Pure Bliss takes us back to more familiar Collide territory, a long, spacey track that is exquisite as the title suggests. Spaces In Between surprises by bringing quasi-breakbeats to the mix (that’ll be Danny Carey again), and another high octane chorus driven by torrents of multi-tracked guitars…and then we reach the first track where I’m still not sure about it. Silently Creeping sends me back to some older Collide songs, but not in a good way – it’s smokey, bluesy feel seems to jar a little as all the parts don’t really appear to belong together, not to mention that the track as a whole sounds like a track they’ve done before that I can’t quite place (and it’s going to bug me, this).

Head Spin also takes ideas from previous Collide songs, but makes (in my view) a much better fist of it. Considerably less…dense than much of the rest of the album, the sparse beats and electronics push Karin back to the fore and brings attention back to the lyrics – which are as obtuse as ever, but have the suggestion of being about something sexual. Another poppy track, this, that works brilliantly.

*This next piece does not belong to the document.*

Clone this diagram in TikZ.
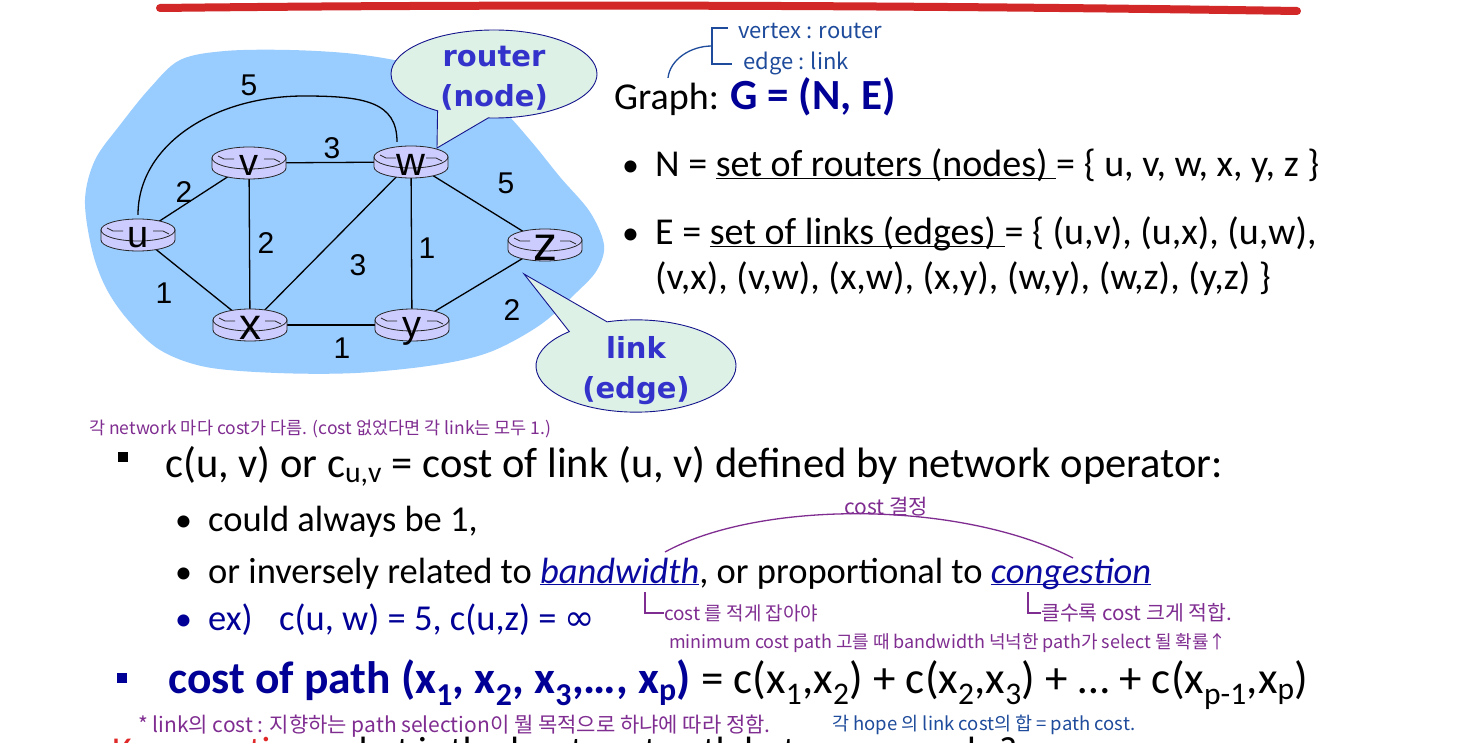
\documentclass[tikz,border=0pt]{standalone}
\usepackage{fontspec}
\setmainfont{Carlito}
\newfontfamily\arialfont{Liberation Sans}
\newfontfamily\bubblefont{DejaVu Sans}
\newfontfamily\hangul{Noto Sans CJK KR}
\usetikzlibrary{positioning,calc,shapes.geometric,shapes.callouts,backgrounds}

\definecolor{cloudblue}{RGB}{153,204,255}
\definecolor{routerlav}{RGB}{204,204,255}
\definecolor{bubblefill}{RGB}{221,241,231}
\definecolor{bubbleedge}{RGB}{20,20,140}
\definecolor{bubbletext}{RGB}{51,51,204}
\definecolor{slideblue}{RGB}{0,0,150}
\definecolor{linkblue}{RGB}{10,10,160}
\definecolor{penpurple}{RGB}{128,45,145}
\definecolor{penblue}{RGB}{30,75,155}
\definecolor{penred}{RGB}{210,40,40}
\definecolor{keyred}{RGB}{225,40,40}

\newcommand{\fsz}[1]{\fontsize{#1}{#1}\selectfont}
\newcommand{\ulword}[1]{\underline{\smash{#1}}}

\tikzset{
  router/.style={rectangle, minimum width=80pt, minimum height=40pt, inner sep=0pt,
    font=\arialfont\fsz{38}, text height=26pt, text depth=0pt,
    path picture={
      \path (path picture bounding box.center) coordinate (rc);
      \filldraw[fill=routerlav, draw=black!85, line width=0.8pt]
        ([shift={(-37pt,5pt)}]rc) -- ([shift={(-37pt,-5pt)}]rc)
        arc[start angle=180, end angle=360, x radius=37pt, y radius=11pt]
        -- ([shift={(37pt,5pt)}]rc) -- cycle;
      \filldraw[fill=routerlav, draw=black!85, line width=0.8pt]
        ([shift={(0pt,5pt)}]rc) ellipse[x radius=37pt, y radius=11pt];
      \draw[black!85, line width=0.8pt]
        ([shift={(-31pt,7pt)}]rc) -- ([shift={(-25pt,4pt)}]rc) -- ([shift={(-15pt,4pt)}]rc)
        ([shift={(15pt,4pt)}]rc) -- ([shift={(25pt,4pt)}]rc) -- ([shift={(31pt,1pt)}]rc);
    }},
  link/.style={draw=black, line width=1.3pt},
  wt/.style={font=\arialfont\fsz{30}, inner sep=0pt},
  bubble/.style={ellipse callout, draw=bubbleedge, fill=bubblefill, line width=0.9pt,
    inner xsep=0pt, align=center, text=bubbletext, font=\bubblefont\bfseries\fontsize{29}{40}\selectfont},
  slidetext/.style={anchor=base west, inner sep=0pt, font=\fsz{38}},
  subtext/.style={anchor=base west, inner sep=0pt, font=\fsz{36.5}},
  maintext/.style={anchor=base west, inner sep=0pt, font=\fsz{42.5}},
  dotbullet/.style={anchor=base west, inner sep=0pt},
  sqbullet/.style={rectangle, fill=black, minimum size=10pt, inner sep=0pt},
  pennote/.style={anchor=base west, inner sep=0pt, text=penpurple, font=\hangul\fsz{17.5}},
  penline/.style={draw=penpurple, line width=1.3pt},
  penblueline/.style={draw=penblue, line width=1.3pt},
}

\begin{document}
\begin{tikzpicture}[x=1pt, y=-1pt]
\useasboundingbox (0,0) rectangle (1468,743);

% routers
\node[router] (u) at (138,235) {u};
\node[router] (v) at (249,163) {v};
\node[router, font=\arialfont\fsz{40}, text height=27pt] (w) at (411,162) {w};
\node[router, font=\arialfont\fsz{44}, text height=29pt] (x) at (250,325) {x};
\node[router] (y) at (412,325) {y};
\node[router, font=\arialfont\fsz{48}, text height=31pt] (z) at (545,245) {z};

% cloud and links
\begin{scope}[on background layer]
  \fill[white] (0,0) rectangle (1468,743);
  \fill[cloudblue] plot[smooth cycle, tension=0.55] coordinates {
    (85,200) (95,160) (120,125) (150,88) (180,60) (225,51) (290,50) (355,54)
    (410,64) (460,85) (500,108) (530,140) (560,177) (590,212) (604,245)
    (597,270) (577,292) (540,325) (490,352) (435,365) (356,373) (277,373)
    (206,367) (160,350) (128,320) (106,288) (92,250)};
  \draw[link] (u.center) -- (v.center);
  \draw[link] (u.center) -- (x.center);
  \draw[link] (v.center) -- (x.center);
  \draw[link] (v.center) -- (w.center);
  \draw[link] (x.center) -- (w.center);
  \draw[link] (x.center) -- (y.center);
  \draw[link] (w.center) -- (y.center);
  \draw[link] (w.center) -- (z.center);
  \draw[link] (y.center) -- (z.center);
  \draw[link] (u.north) .. controls +(0,-70) and +(-90,0) .. (304,96)
    .. controls +(60,0) and +(0,-40) .. ([xshift=-14pt]w.north);
\end{scope}

% link costs
\node[wt] (c-uw) at (249,85) {5};
\node[wt] (c-vw) at (332,148) {3};
\node[wt] (c-uv) at (184,192) {2};
\node[wt] (c-vx) at (266,243) {2};
\node[wt] (c-xw) at (358,265) {3};
\node[wt] (c-wy) at (427,248) {1};
\node[wt] (c-wz) at (506,183) {5};
\node[wt] (c-ux) at (164,293) {1};
\node[wt] (c-xy) at (342,348) {1};
\node[wt] (c-yz) at (512,310) {2};

% callouts
\node[bubble, minimum width=206pt, minimum height=88pt, inner ysep=-7pt, callout pointer arc=30,
  callout absolute pointer={($(w.center)+(26,-14)$)}] (routertag) at (494,74) {\rule{0pt}{29pt}router\\(node)};
\node[bubble, minimum width=200pt, minimum height=92pt, inner ysep=-6.5pt, callout pointer arc=25,
  callout absolute pointer={($(z.center)+(-21,29)$)}] (linktag) at (636,366) {\rule{0pt}{32pt}link\\(edge)};

% top stroke
\draw[penred, line width=8pt, line cap=round] (160,8) .. controls (500,4) and (900,5) .. (1297,11);

% graph definition
\node[slidetext] (graphhead) at (614,110) {Graph: {\color{slideblue}\bfseries\fsz{43}G = (N, E)}};
\node[dotbullet, font=\fsz{34}] (nbul) at (622,177) {•};
\node[slidetext] (nset) at (655,177) {N = \ulword{set of routers (nodes)\ }= \{ u, v, w, x, y, z \}};
\node[dotbullet, font=\fsz{34}] (ebul) at (622,245) {•};
\node[slidetext] (eset) at (655,245) {E = \ulword{set of links (edges)\ }= \{ (u,v), (u,x), (u,w),};
\node[slidetext] (eset2) at (655,290) {(v,x), (v,w), (x,w), (x,y), (w,y), (w,z), (y,z) \}};

% handwritten: vertex / edge
\node[pennote, text=penblue, font=\hangul\fsz{22}] (vtx) at (738,39) {vertex : router};
\node[pennote, text=penblue, font=\hangul\fsz{22}] (edg) at (743,70) {edge : link};
\draw[penblueline] ([shift={(-10pt,11pt)}]vtx.base west) -- ++(-16,0) |- ([shift={(-11pt,6pt)}]edg.base west);
\draw[penblueline] ([xshift=54pt]graphhead.north west) .. controls +(2,-18) and +(-22,0) .. (712,46);

% cost definition
\node[pennote] (note1) at (89,434) {각 network 마다 cost가 다름. (cost 없었다면 각 link는 모두 1.)};
\node[sqbullet] (sq1) at (123,457) {};
\node[maintext] (costdef) at (165,477) {c(u, v) or c\textsubscript{u,v} = cost of link (u, v) defined by network operator:};
\node[dotbullet, font=\fsz{34}] (b1) at (175,531) {•};
\node[subtext] (always) at (208,531) {could always be 1,};
\node[dotbullet, font=\fsz{34}] (b2) at (175,583) {•};
\node[subtext] (inverse) at (208,583) {or inversely related to {\color{linkblue}\itshape\ulword{bandwidth}}, or proportional to {\color{linkblue}\itshape\ulword{congestion}}};
\node[dotbullet, font=\fsz{34}, text=slideblue] (b3) at (175,630) {•};
\node[subtext, text=slideblue] (example) at (208,630) {ex)\hspace{0.5em} c(u, w) = 5, c(u,z) = {\bubblefont ∞}};

% pen notes on bandwidth / congestion
\coordinate (arcstart) at (665,552);
\coordinate (arcend) at (1073,558);
\draw[penline] (arcstart) .. controls (760,500) and (960,500) .. (arcend);
\node[pennote, anchor=center, font=\hangul\fsz{21}] (costfix) at (886,507) {cost 결정};
\coordinate (bwtick) at (645,592);
\coordinate (cgtick) at (1028,592);
\node[pennote, anchor=west, font=\hangul\fsz{19}] (bwnote) at (664,613) {cost 를 적게 잡아야};
\node[pennote, anchor=west, font=\hangul\fsz{20.5}] (cgnote) at (1041,613) {클수록 cost 크게 적합.};
\draw[penline] (bwtick) |- (bwnote.west);
\draw[penline] (cgtick) |- (cgnote.west);
\node[pennote, anchor=west, font=\hangul\fsz{18}] (minnote) at (669,643) {minimum cost path 고를 때 bandwidth 넉넉한 path가 select 될 확률↑};

% path cost
\node[sqbullet, fill=slideblue] (sq2) at (122,678) {};
\node[maintext, font=\fsz{45.5}] (pathcost) at (168,693) {{\color{slideblue}\bfseries cost of path (x\textsubscript{1}, x\textsubscript{2}, x\textsubscript{3},…, x\textsubscript{p})} {\fsz{45}= c(x\textsubscript{1},x\textsubscript{2}) + c(x\textsubscript{2},x\textsubscript{3}) + … + c(x\textsubscript{p-1},x\textsubscript{p})}};
\node[pennote, anchor=west, font=\hangul\fsz{21}] (selnote) at (138,726) {* link의 cost : 지향하는 path selection이 뭘 목적으로 하냐에 따라 정함.};
\node[pennote, anchor=west, text=penblue, font=\hangul\fsz{18.5}] (hopnote) at (832,725) {각 hope 의 link cost의 합 = path cost.};

% cut-off question
\node[maintext, font=\fsz{38}] (keyq) at (112,763) {{\color{keyred}Key question:} what is the least-cost path between u and z?};
\end{tikzpicture}
\end{document}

The title track is another Collide-by-numbers, really. Dreamy, spaced-out and languid that while is nothing bad, isn’t much to write home about, and to a point, Shifting‘s orchestral shimmer brings out the same opinion in me – after the big leaps forward earlier in the CD, these tracks feel like something of a disappointment. Thankfully, the album doesn’t finish in this vein, closer Utopia being a glorious ballad that seems to open up the night sky and send the stars shining though just for you – really, it’s that good.

So, yeah, this was worth all the wait. Collide deliver what we perhaps expected, and then some, showing such a confidence with their established sound that they have been able to stretch and shift it into new arenas, and hopefully along the way gain some more fans, too – they’ve been a “well kept secret” for far too long.